The idea of secret knowledge does indeed permeate the whole history of mankind, from the Holy Grail to the messages of the Gods. Science fiction novels and worship communities, fantasy films and archaeological conspiracy theorists talk about secret knowledge for as far back as there is written documentation. But what does this mean? Is this some sort of proof in itself? Or is it just evidence that believing in secret knowledge is a product of evolution? Perhaps a function of coping with our ability to project scenarios into the future?
For Ouspensky, history is just the beginning. The experiential, or the 'gut-feeling,' is also a powerful mode of evidence.
"Man is conscious of being surrounded by the wall of the Unknown, and at the same time he believes that he can get through the wall and that others have got through it; but he cannot imagine, or imagines very vaguely, what there may be behind this wall. He does not know what he would like to find there or what it means to possess knowledge. It does not even occur to him that a man can be in different relations to the Unknown....In this incapacity of man to imagine what exists beyond the wall of the known and the possible lies his chief tragedy, and in this, as has already been said, lies the reason why so much remains hidden from him and why there are so many questions to which he can never find the answer" (14-15).
And what is this secret knowledge? This so-called Holy Grail? Well maybe it's just that. Certainly, the ultimate prize in both fantasy and religious texts seems to always be the same. Whether it be an eternity of perfect peace and enlightenment or the gift of a Universe to govern, the big 'I'-word seems to come up quite frequently....

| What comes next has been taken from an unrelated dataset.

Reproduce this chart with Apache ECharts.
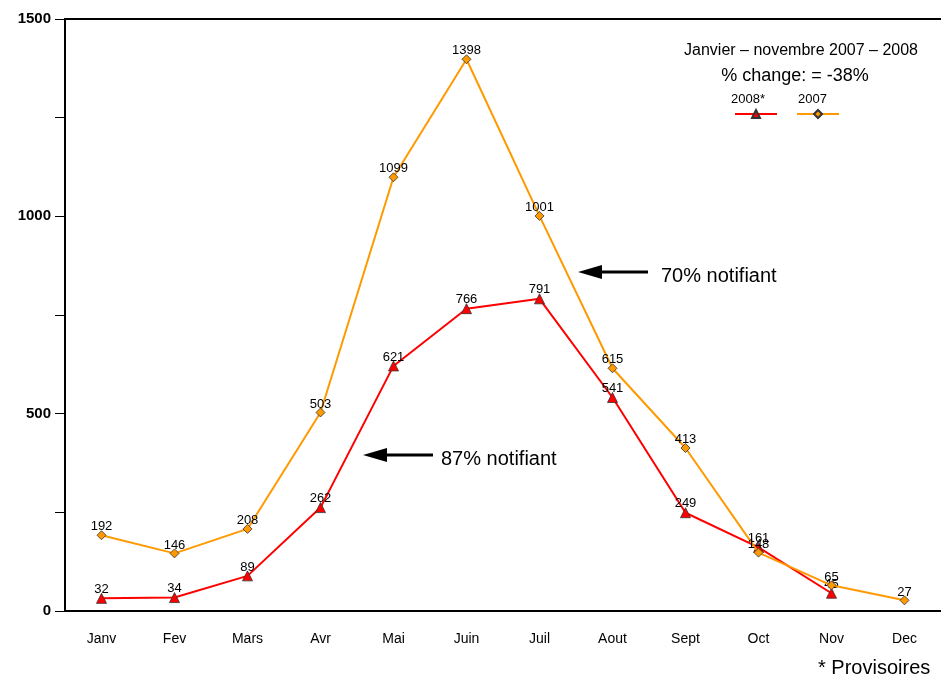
<!DOCTYPE html>
<html>
<head>
<meta charset="utf-8">
<script src="https://cdn.jsdelivr.net/npm/echarts@6/dist/echarts.min.js"></script>
<style>html,body{margin:0;padding:0;background:#fff}#c{width:941px;height:675px}</style>
</head>
<body>
<div id="c"></div>
<script>
const months = ['Janv','Fev','Mars','Avr','Mai','Juin','Juil','Aout','Sept','Oct','Nov','Dec'];
const values2008 = [32, 34, 89, 262, 621, 766, 791, 541, 249, 161, 45, null];
const values2007 = [192, 146, 208, 503, 1099, 1398, 1001, 615, 413, 148, 65, 27];
const yTicks = [0, 500, 1000, 1500];

const chart = echarts.init(document.getElementById('c'), null, {renderer: 'canvas'});
const font = 'Liberation Sans, Arial, sans-serif';
const labelCfg = {show: true, position: 'top', distance: -3, color: '#000', fontSize: 13, fontFamily: font};

chart.setOption({
  animation: false,
  backgroundColor: '#fff',
  grid: {left: 65, top: 19, width: 880, bottom: 64, containLabel: false},
  title: [
    {text: 'Janvier – novembre 2007 – 2008', left: 796, top: 38, textAlign: 'center',
     textStyle: {fontSize: 16, fontWeight: 'normal', color: '#000', fontFamily: font}},
    {text: '% change: = -38%', left: 790, top: 62, textAlign: 'center',
     textStyle: {fontSize: 18, fontWeight: 'normal', color: '#000', fontFamily: font}},
    {text: '* Provisoires', left: 813, top: 653,
     textStyle: {fontSize: 20, fontWeight: 'normal', color: '#000', fontFamily: font}}
  ],
  legend: {
    left: 729, top: 104, itemWidth: 42, itemHeight: 10, itemGap: 18,
    formatter: () => '', textStyle: {fontSize: 1}
  },
  xAxis: [{
    type: 'category', data: months, boundaryGap: true,
    axisLine: {lineStyle: {color: '#000', width: 2}},
    axisTick: {alignWithLabel: true, length: 10, lineStyle: {color: '#000'}},
    axisLabel: {color: '#000', fontSize: 14, fontFamily: font, margin: 21}
  }, {
    type: 'category', data: months, position: 'top',
    axisLine: {lineStyle: {color: '#000', width: 2}},
    axisTick: {show: false}, axisLabel: {show: false}
  }],
  yAxis: {
    type: 'value', min: 0, max: 1500, interval: 250,
    axisLine: {show: true, lineStyle: {color: '#000', width: 2}},
    axisTick: {show: true, length: 10, lineStyle: {color: '#000'}},
    splitLine: {show: false},
    axisLabel: {color: '#000', fontSize: 15, fontWeight: 'bold', fontFamily: font, margin: 14,
      formatter: v => yTicks.includes(v) ? String(v) : ''}
  },
  series: [
    {name: '2008*', type: 'line', data: values2008, symbol: 'triangle', symbolSize: 10,
     lineStyle: {color: '#FF0000', width: 2},
     itemStyle: {color: '#FF0000', borderColor: '#333', borderWidth: 0.8},
     label: labelCfg, z: 2},
    {name: '2007', type: 'line', data: values2007, symbol: 'diamond', symbolSize: 9,
     lineStyle: {color: '#FF9900', width: 2},
     itemStyle: {color: '#FF9900', borderColor: '#333', borderWidth: 0.8},
     label: labelCfg, z: 3}
  ],
  graphic: [
    {type: 'text', left: 731, top: 93, style: {text: '2008*', fontSize: 13, fill: '#000', fontFamily: font}},
    {type: 'text', left: 798, top: 93, style: {text: '2007', fontSize: 13, fill: '#000', fontFamily: font}},
    {type: 'line', shape: {x1: 598, y1: 272, x2: 648, y2: 272}, style: {stroke: '#000', lineWidth: 3}},
    {type: 'polygon', shape: {points: [[578, 272], [602, 265], [602, 279]]}, style: {fill: '#000'}},
    {type: 'text', left: 661, top: 266, style: {text: '70% notifiant', fontSize: 20, fill: '#000', fontFamily: font}},
    {type: 'line', shape: {x1: 383, y1: 455, x2: 433, y2: 455}, style: {stroke: '#000', lineWidth: 3}},
    {type: 'polygon', shape: {points: [[363, 455], [387, 448], [387, 462]]}, style: {fill: '#000'}},
    {type: 'text', left: 441, top: 449, style: {text: '87% notifiant', fontSize: 20, fill: '#000', fontFamily: font}}
  ]
});
</script>
</body>
</html>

"This was the secret which was revealed to the initiated. The idea was that having learned, that is, having fully understood and felt, this secret, the man could no longer remain as he was before. The new understanding began to work within by itself, to give new meaning to the whole of life and to guide his own life and activities along a new path. If we could accept the idea of man as a seed and if we could find confirmation of it as a theory, this would radically change all our conceptions of man and humanity and would explain at once many things at which before we have only dimly guessed. The life which we know, in itself contains no aim. This is the reason why there is so much that is strange, incomprehensible and inexplicable in it. And indeed it cannot be explained by itself. Neither its sufferings nor its joys, neither its beginning nor its end, nor its greatest achievements have any meaning. All these are either a preparation for some other, future, life, or merely nothing. By itself life here, on our plane, has no value, no meaning and no point. It is too short, too unreal, too ephemeral, too illusory, for anything to be demanded of it, for anything to be built upon it, for anything to be created out of it. Its whole meaning lies in another, a new, a future, life, which follows upon "birth" (514-515).
Too much to hope for? Too much to dream of? Is the desire for Immortality the most ancient of coping mechanisms? An attempt to reconcile what we can see unavoidably in our future? I guess a better question would be....what does your gut say?
Quotes from Ouspensky's "A New Model of the Universe," the 1997 Dover edition.